The Kenya Mortgage Refinance Company (KMRC) is reviewing documents from 42 commercial banks and saccos for eligibility to start accessing funds for onward lending to potential home buyers after the firm opened to non-shareholding lenders last year.

A confidential expression of interest document seen by the Business Daily shows that two tier-one commercial banks are among 13 lenders waiting to start getting long-term loans from KMRC to start offering subsidised mortgages.

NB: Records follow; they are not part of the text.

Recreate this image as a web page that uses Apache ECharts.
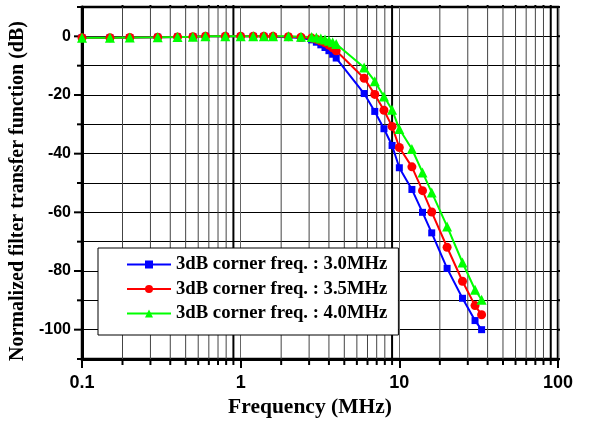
<!DOCTYPE html>
<html>
<head>
<meta charset="utf-8">
<script src="https://cdn.jsdelivr.net/npm/echarts@6/dist/echarts.min.js"></script>
<style>
  html, body { margin: 0; padding: 0; background: #fff; }
  #main { width: 590px; height: 428px; }
</style>
</head>
<body>
<div id="main"></div>
<script>
// frequencies (MHz) of the measured points
var freqs = [0.1, 0.15, 0.2, 0.3, 0.4, 0.5, 0.6, 0.8, 1.0, 1.2, 1.4, 1.6, 2.0, 2.4,
  2.8, 3.0, 3.2, 3.4, 3.6, 3.8, 4.0, 6, 7, 8, 9, 10, 12, 14, 16, 20, 25, 30, 33];
// normalized response (dB)
var resp30 = [-0.5, -0.5, -0.4, -0.3, -0.2, -0.1, 0, 0, 0, 0, 0, -0.1, -0.3, -0.6,
  -1.2, -2.0, -2.9, -3.8, -4.9, -6.1, -7.4, -19.5, -25.6, -31.5, -37.2, -44.8, -52.2, -60.0, -67.0, -79.1, -89.3, -96.9, -100];
var resp35 = [-0.5, -0.5, -0.4, -0.3, -0.2, -0.1, 0, 0, 0, 0, 0, 0, -0.1, -0.3,
  -0.6, -1.0, -1.6, -2.2, -3.0, -3.9, -4.9, -14.3, -19.8, -25.2, -30.7, -37.9, -44.5, -52.6, -59.9, -71.9, -83.5, -91.8, -94.9];
var resp40 = [-0.5, -0.5, -0.4, -0.3, -0.2, -0.1, 0, 0, 0, 0, 0, 0, 0, -0.1,
  -0.2, -0.4, -0.7, -1.1, -1.5, -2.0, -2.6, -10.6, -15.3, -20.5, -25.0, -31.6, -38.4, -46.4, -53.2, -64.8, -77.1, -86.4, -89.8];
var seriesNames = ['3dB corner freq. : 3.0MHz', '3dB corner freq. : 3.5MHz', '3dB corner freq. : 4.0MHz'];

// grid lines / ticks
var minorFreqs = [0.18, 0.27, 0.36, 0.45, 0.54, 0.63, 0.72, 0.81,
  1.8, 2.7, 3.6, 4.5, 5.4, 6.3, 7.2, 8.1,
  18, 27, 36, 45, 54, 63, 72, 81];
var boldFreqs = [0.9, 9, 90];
var yLabelTicks = [-100, -80, -60, -40, -20, 0];
var yMinorTicks = [-110, -90, -70, -50, -30, -10, 10];

var X_MIN = 0.1, X_MAX = 100, Y_MIN = -110, Y_MAX = 10;

function pairs(xs, ys) {
  return xs.map(function (x, i) { return [x, ys[i]]; });
}

function vGrid(params, api) {
  var f = api.value(0);
  var top = api.coord([f, Y_MAX]);
  var bot = api.coord([f, Y_MIN]);
  var bold = boldFreqs.indexOf(f) >= 0;
  return {
    type: 'group',
    children: [
      { type: 'line', shape: { x1: top[0], y1: top[1], x2: bot[0], y2: bot[1] },
        style: { stroke: bold ? '#000' : '#444', lineWidth: bold ? 2 : 1 } },
      { type: 'line', shape: { x1: bot[0], y1: bot[1], x2: bot[0], y2: bot[1] + 6 },
        style: { stroke: '#000', lineWidth: 2 } },
      { type: 'line', shape: { x1: top[0], y1: top[1], x2: top[0], y2: top[1] - 2 },
        style: { stroke: '#000', lineWidth: 2 } }
    ]
  };
}

function yTicks(params, api) {
  var v = api.value(1);
  var major = yLabelTicks.indexOf(v) >= 0;
  var l = api.coord([X_MIN, v]);
  var r = api.coord([X_MAX, v]);
  return {
    type: 'group',
    children: [
      { type: 'line', shape: { x1: l[0], y1: l[1], x2: l[0] - (major ? 8 : 5), y2: l[1] },
        style: { stroke: '#000', lineWidth: 2 } },
      { type: 'line', shape: { x1: r[0], y1: r[1], x2: r[0] + 2, y2: r[1] },
        style: { stroke: '#000', lineWidth: 2 } }
    ]
  };
}

var myChart = echarts.init(document.getElementById('main'));

var serif = 'Liberation Serif';
var sans = 'Liberation Sans';

var option = {
  animation: false,
  backgroundColor: '#fff',
  grid: {
    left: 82, right: 32, top: 7, bottom: 69,
    show: true,
    borderColor: '#000',
    borderWidth: 2.5
  },
  legend: {
    orient: 'vertical',
    left: 98,
    top: 248,
    data: seriesNames,
    backgroundColor: '#fff',
    borderColor: '#000',
    borderWidth: 1,
    padding: [7, 11, 12, 28],
    itemWidth: 44,
    itemHeight: 10,
    itemGap: 5.5,
    textStyle: {
      fontFamily: serif,
      fontWeight: 'bold',
      fontSize: 18.7,
      color: '#000'
    }
  },
  xAxis: {
    type: 'log',
    logBase: 10,
    min: X_MIN,
    max: X_MAX,
    name: 'Frequency (MHz)',
    nameLocation: 'middle',
    nameGap: 32,
    nameTextStyle: {
      fontFamily: serif, fontWeight: 'bold', fontSize: 21.5, color: '#000',
      padding: [0, 20, 0, 0]
    },
    axisLine: { onZero: false, lineStyle: { color: '#000', width: 3 } },
    axisTick: { inside: false, length: 9, lineStyle: { color: '#000', width: 2 } },
    axisLabel: {
      margin: 15,
      fontFamily: sans, fontWeight: 'bold', fontSize: 18, color: '#000',
      formatter: function (v) { return String(v); }
    },
    splitLine: { show: true, lineStyle: { color: '#666', width: 1 } }
  },
  yAxis: {
    type: 'value',
    min: Y_MIN,
    max: Y_MAX,
    interval: 10,
    name: 'Normalized filter transfer function (dB)',
    nameLocation: 'middle',
    nameGap: 54,
    nameTextStyle: {
      fontFamily: serif, fontWeight: 'bold', fontSize: 20, color: '#000',
      padding: [0, 16, 0, 0]
    },
    axisLine: { onZero: false, lineStyle: { color: '#000', width: 3 } },
    axisTick: { show: false },
    axisLabel: {
      margin: 11,
      fontFamily: sans, fontWeight: 'bold', fontSize: 16, color: '#000',
      formatter: function (v) { return v % 20 === 0 ? String(v) : ''; }
    },
    splitLine: { show: true, lineStyle: { color: '#000', width: 1 } }
  },
  series: [
    {
      type: 'custom',
      renderItem: vGrid,
      data: minorFreqs.concat(boldFreqs).map(function (f) { return [f, Y_MIN]; }),
      silent: true,
      z: 1
    },
    {
      type: 'custom',
      renderItem: yTicks,
      data: yLabelTicks.concat(yMinorTicks).map(function (v) { return [X_MIN, v]; }),
      silent: true,
      z: 1
    },
    {
      name: seriesNames[0],
      type: 'line',
      data: pairs(freqs, resp30),
      symbol: 'rect',
      symbolSize: 7,
      color: '#0000ff',
      lineStyle: { width: 2, color: '#0000ff' }
    },
    {
      name: seriesNames[1],
      type: 'line',
      data: pairs(freqs, resp35),
      symbol: 'circle',
      symbolSize: 9,
      color: '#ff0000',
      lineStyle: { width: 2, color: '#ff0000' }
    },
    {
      name: seriesNames[2],
      type: 'line',
      data: pairs(freqs, resp40),
      symbol: 'triangle',
      symbolSize: 10,
      color: '#00ff00',
      lineStyle: { width: 2, color: '#00ff00' }
    }
  ]
};

myChart.setOption(option);
</script>
</body>
</html>
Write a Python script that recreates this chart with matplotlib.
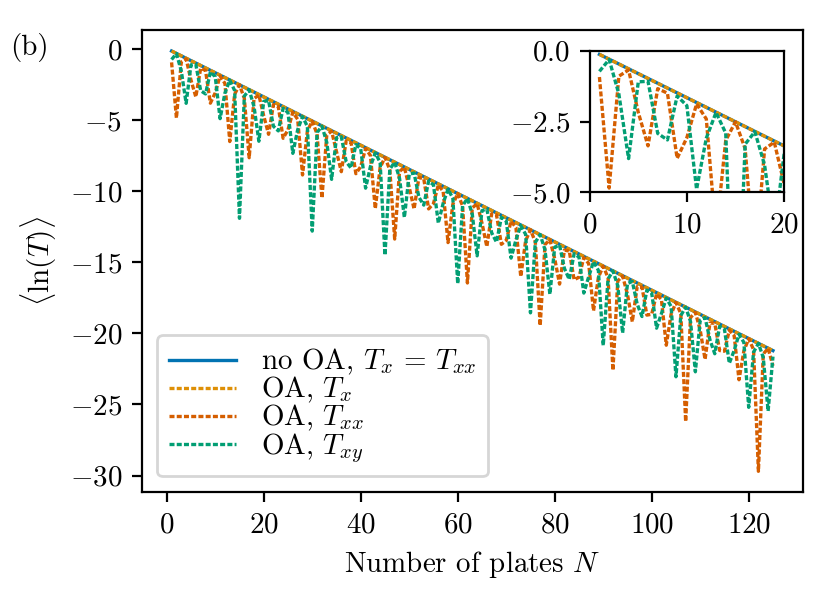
import matplotlib
matplotlib.use("Agg")
import matplotlib.pyplot as plt

plt.rcParams['font.family'] = 'serif'
plt.rcParams['font.serif'] = ['cmr10']
plt.rcParams['mathtext.fontset'] = 'cm'
plt.rcParams['axes.formatter.use_mathtext'] = True
plt.rcParams['font.size'] = 10.45

plates = list(range(1, 126))

ln_T_no_oa = [
    -0.13, -0.30, -0.47, -0.64, -0.81, -0.98, -1.15, -1.32, -1.49, -1.66,
    -1.83, -2.00, -2.17, -2.34, -2.51, -2.68, -2.85, -3.02, -3.19, -3.36,
    -3.53, -3.70, -3.87, -4.04, -4.21, -4.38, -4.55, -4.72, -4.89, -5.06,
    -5.23, -5.40, -5.57, -5.74, -5.91, -6.08, -6.25, -6.42, -6.59, -6.76,
    -6.93, -7.10, -7.27, -7.44, -7.61, -7.78, -7.95, -8.12, -8.29, -8.46,
    -8.63, -8.80, -8.97, -9.14, -9.31, -9.48, -9.65, -9.82, -9.99, -10.16,
    -10.33, -10.50, -10.67, -10.84, -11.01, -11.18, -11.35, -11.52, -11.69, -11.86,
    -12.03, -12.20, -12.37, -12.54, -12.71, -12.88, -13.05, -13.22, -13.39, -13.56,
    -13.73, -13.90, -14.07, -14.24, -14.41, -14.58, -14.75, -14.92, -15.09, -15.26,
    -15.43, -15.60, -15.77, -15.94, -16.11, -16.28, -16.45, -16.62, -16.79, -16.96,
    -17.13, -17.30, -17.47, -17.64, -17.81, -17.98, -18.15, -18.32, -18.49, -18.66,
    -18.83, -19.00, -19.17, -19.34, -19.51, -19.68, -19.85, -20.02, -20.19, -20.36,
    -20.53, -20.70, -20.87, -21.04, -21.21,
]

ln_T_x_oa = [
    -0.13, -0.30, -0.47, -0.64, -0.81, -0.98, -1.15, -1.32, -1.49, -1.66,
    -1.83, -2.00, -2.17, -2.34, -2.51, -2.68, -2.85, -3.02, -3.19, -3.36,
    -3.53, -3.70, -3.87, -4.04, -4.21, -4.38, -4.55, -4.72, -4.89, -5.06,
    -5.23, -5.40, -5.57, -5.74, -5.91, -6.08, -6.25, -6.42, -6.59, -6.76,
    -6.93, -7.10, -7.27, -7.44, -7.61, -7.78, -7.95, -8.12, -8.29, -8.46,
    -8.63, -8.80, -8.97, -9.14, -9.31, -9.48, -9.65, -9.82, -9.99, -10.16,
    -10.33, -10.50, -10.67, -10.84, -11.01, -11.18, -11.35, -11.52, -11.69, -11.86,
    -12.03, -12.20, -12.37, -12.54, -12.71, -12.88, -13.05, -13.22, -13.39, -13.56,
    -13.73, -13.90, -14.07, -14.24, -14.41, -14.58, -14.75, -14.92, -15.09, -15.26,
    -15.43, -15.60, -15.77, -15.94, -16.11, -16.28, -16.45, -16.62, -16.79, -16.96,
    -17.13, -17.30, -17.47, -17.64, -17.81, -17.98, -18.15, -18.32, -18.49, -18.66,
    -18.83, -19.00, -19.17, -19.34, -19.51, -19.68, -19.85, -20.02, -20.19, -20.36,
    -20.53, -20.70, -20.87, -21.04, -21.21,
]

ln_T_xx_oa = [
    -0.93, -4.85, -0.90, -0.68, -2.18, -3.36, -1.34, -1.50, -3.80, -3.07,
    -1.88, -2.41, -6.50, -3.17, -2.51, -3.46, -7.64, -3.47, -3.23, -4.69,
    -5.99, -3.90, -4.03, -6.27, -5.67, -4.43, -4.94, -8.85, -5.75, -5.06,
    -5.98, -10.48, -6.03, -5.77, -7.20, -8.62, -6.46, -6.57, -8.76, -8.26,
    -6.99, -7.48, -11.22, -8.33, -7.61, -8.50, -13.36, -8.60, -8.32, -9.71,
    -11.25, -9.02, -9.12, -11.24, -10.86, -9.55, -10.01, -13.61, -10.90, -10.16,
    -11.03, -16.45, -11.17, -10.87, -12.23, -13.89, -11.58, -11.66, -13.73, -13.46,
    -12.10, -12.55, -16.00, -13.48, -12.71, -13.56, -19.45, -13.74, -13.41, -14.74,
    -16.53, -14.14, -14.20, -16.22, -16.05, -14.66, -15.08, -18.41, -16.06, -15.27,
    -16.08, -22.60, -16.31, -15.96, -17.25, -19.18, -16.71, -16.74, -18.71, -18.65,
    -17.22, -17.61, -20.83, -18.65, -17.82, -18.61, -26.20, -18.88, -18.51, -19.77,
    -21.83, -19.27, -19.28, -21.20, -21.25, -19.77, -20.15, -23.26, -21.23, -20.37,
    -21.14, -29.70, -21.45, -21.05, -22.28,
]

ln_T_xy_oa = [
    -0.73, -0.31, -1.53, -3.81, -1.10, -1.08, -2.92, -3.15, -1.60, -1.94,
    -4.89, -3.09, -2.18, -2.91, -11.90, -3.30, -2.86, -4.04, -6.48, -3.67,
    -3.62, -5.42, -5.75, -4.15, -4.47, -7.33, -5.67, -4.74, -5.44, -12.80,
    -5.87, -5.41, -6.56, -9.16, -6.23, -6.16, -7.92, -8.36, -6.71, -7.01,
    -9.78, -8.26, -7.29, -7.97, -14.50, -8.44, -7.95, -9.08, -11.84, -8.80,
    -8.71, -10.42, -10.97, -9.27, -9.55, -12.24, -10.84, -9.84, -10.50, -16.50,
    -11.02, -10.50, -11.60, -14.54, -11.36, -11.25, -12.92, -13.58, -11.83, -12.09,
    -14.70, -13.43, -12.40, -13.03, -18.55, -13.59, -13.05, -14.12, -17.24, -13.93,
    -13.79, -15.43, -16.20, -14.39, -14.63, -17.16, -16.02, -14.95, -15.56, -20.85,
    -16.17, -15.60, -16.64, -19.97, -16.49, -16.34, -17.93, -18.81, -16.95, -17.16,
    -19.63, -18.61, -17.51, -18.10, -23.05, -18.74, -18.15, -19.16, -22.70, -19.06,
    -18.88, -20.44, -21.43, -19.51, -19.70, -22.10, -21.20, -20.06, -20.63, -25.20,
    -21.32, -20.70, -21.69, -25.46, -21.63,
]

labels = [r'no OA, $T_x$ = $T_{xx}$', r'OA, $T_x$', r'OA, $T_{xx}$', r'OA, $T_{xy}$']
colors = ['#0173b2', '#de8f05', '#d55e00', '#029e73']
dash = (0, (1.5, 0.67))
lw = 1.2

fig = plt.figure(figsize=(4.15, 2.965), dpi=200)
ax = fig.add_axes([0.1705, 0.1698, 0.797, 0.7796])


def draw(a):
    a.plot(plates, ln_T_no_oa, color=colors[0], lw=lw, label=labels[0])
    a.plot(plates, ln_T_x_oa, color=colors[1], lw=lw, ls=dash, label=labels[1])
    a.plot(plates, ln_T_xx_oa, color=colors[2], lw=lw, ls=dash, label=labels[2])
    a.plot(plates, ln_T_xy_oa, color=colors[3], lw=lw, ls=dash, label=labels[3])


draw(ax)
ax.set_xlabel(r'Number of plates $N$')
ax.set_ylabel(r'$\langle \ln(T) \rangle$')
ax.set_xticks([0, 20, 40, 60, 80, 100, 120])
ax.set_yticks([0, -5, -10, -15, -20, -25, -30])
ax.legend(loc='lower left', labelspacing=-0.08, handlelength=2.3,
          handletextpad=0.85, borderaxespad=0.55)

ins = fig.add_axes([0.7105, 0.6757, 0.2341, 0.2388])
draw(ins)
ins.set_xlim(0, 20)
ins.set_ylim(-5, 0)
ins.set_xticks([0, 10, 20])
ins.set_yticks([0.0, -2.5, -5.0])
ins.set_yticklabels([r'$0.0$', r'$-2.5$', r'$-5.0$'])

fig.text(0.012, 0.945, '(b)', ha='left', va='top')

fig.savefig('out.png', dpi=200)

The list also contains 29 saccos.

The firms are bidding to join 20 lenders – nine banks and 11 saccos – who access subsidised housing loans as shareholders of KMRC.

This is after KMRC opened up its Mortgage Liquidity Facility to non-shareholders to broaden access to home loans in a country with a thin retail market of slightly more than 30,000 accounts.

“The condition is that you should be prudentially regulated by either CBK (Central Bank of Kenya) or Sasra (Saccos Regulatory Authority) because there are institutions which are not prudentially regulated such as those regulated by ministries,” KMRC Chief Executive Officer Johnstone Oltetia told the Business Daily on March 27.

“All commercial banks should be offering mortgages to qualify for KMRC refinancing, while Saccos should express an intention to start.”

KMRC, which is 25.3 percent owned by the government, offers funds to primary mortgage lenders at an annual interest of five percent.

The primary lenders are then expected to advance the mortgages to prospective homebuyers at a fixed single-digit rate, which currently averages 9.95 percent, with a repayment period of up to 25 years.

The KMRC’s facility also allows lenders to offer a loan-to-value ratio of 105 percent compared with the industry’s average of 90 percent, enabling homebuyers to cover associated transaction costs such as legal fees and stamp duties in addition to the cost of the unit.

The Business Daily has not publicly disclosed the names of the banks and lenders who have applied to start drawing funds from KMRC for confidentiality reasons.

However, I&M Bank which is one of the lenders on the list is marketing KMRC-backed mortgages under its Miliki Nyumba product.

“We are currently undertaking the process of approval which includes assessing their creditworthiness just like a bank will assess that of a borrower,” Mr Oltetia said.

“We also check that they comply with the prudential regulations, they are profitable, we go on-site and check that they have a mortgage book and review it to ascertain it complies with KMRC requirements.”

KMRC-backed loans should conform to the environmental and social impact criteria by the National Environment Management Authority (Nema), locking out houses on land in heritage sites, flood-prone areas, and road reserves.

KMRC raised €219 million (about Sh28.47 billion at the current exchange rate) from the World Bank in 2020 under a facility that expires this June and €90 million (about Sh13.23 billion) from the African Development Bank which expires mid-2026.

The firm also raised about Sh1.4 billion from the first bond issued in February 2022 and plans to raise more cash through a second one to finance various projects.

KCB, Co-op, NCBA, Stanbic, DTB, Absa, HFC, and Credit banks control about 44 percent stake in KMRC, while Mwalimu, Unaitas, Stima, Ukulima, Harambee, Kenya Police, Safaricom, Imarika, Bingawa, Tower and Imarisha saccos own about 9.9 percent shareholding.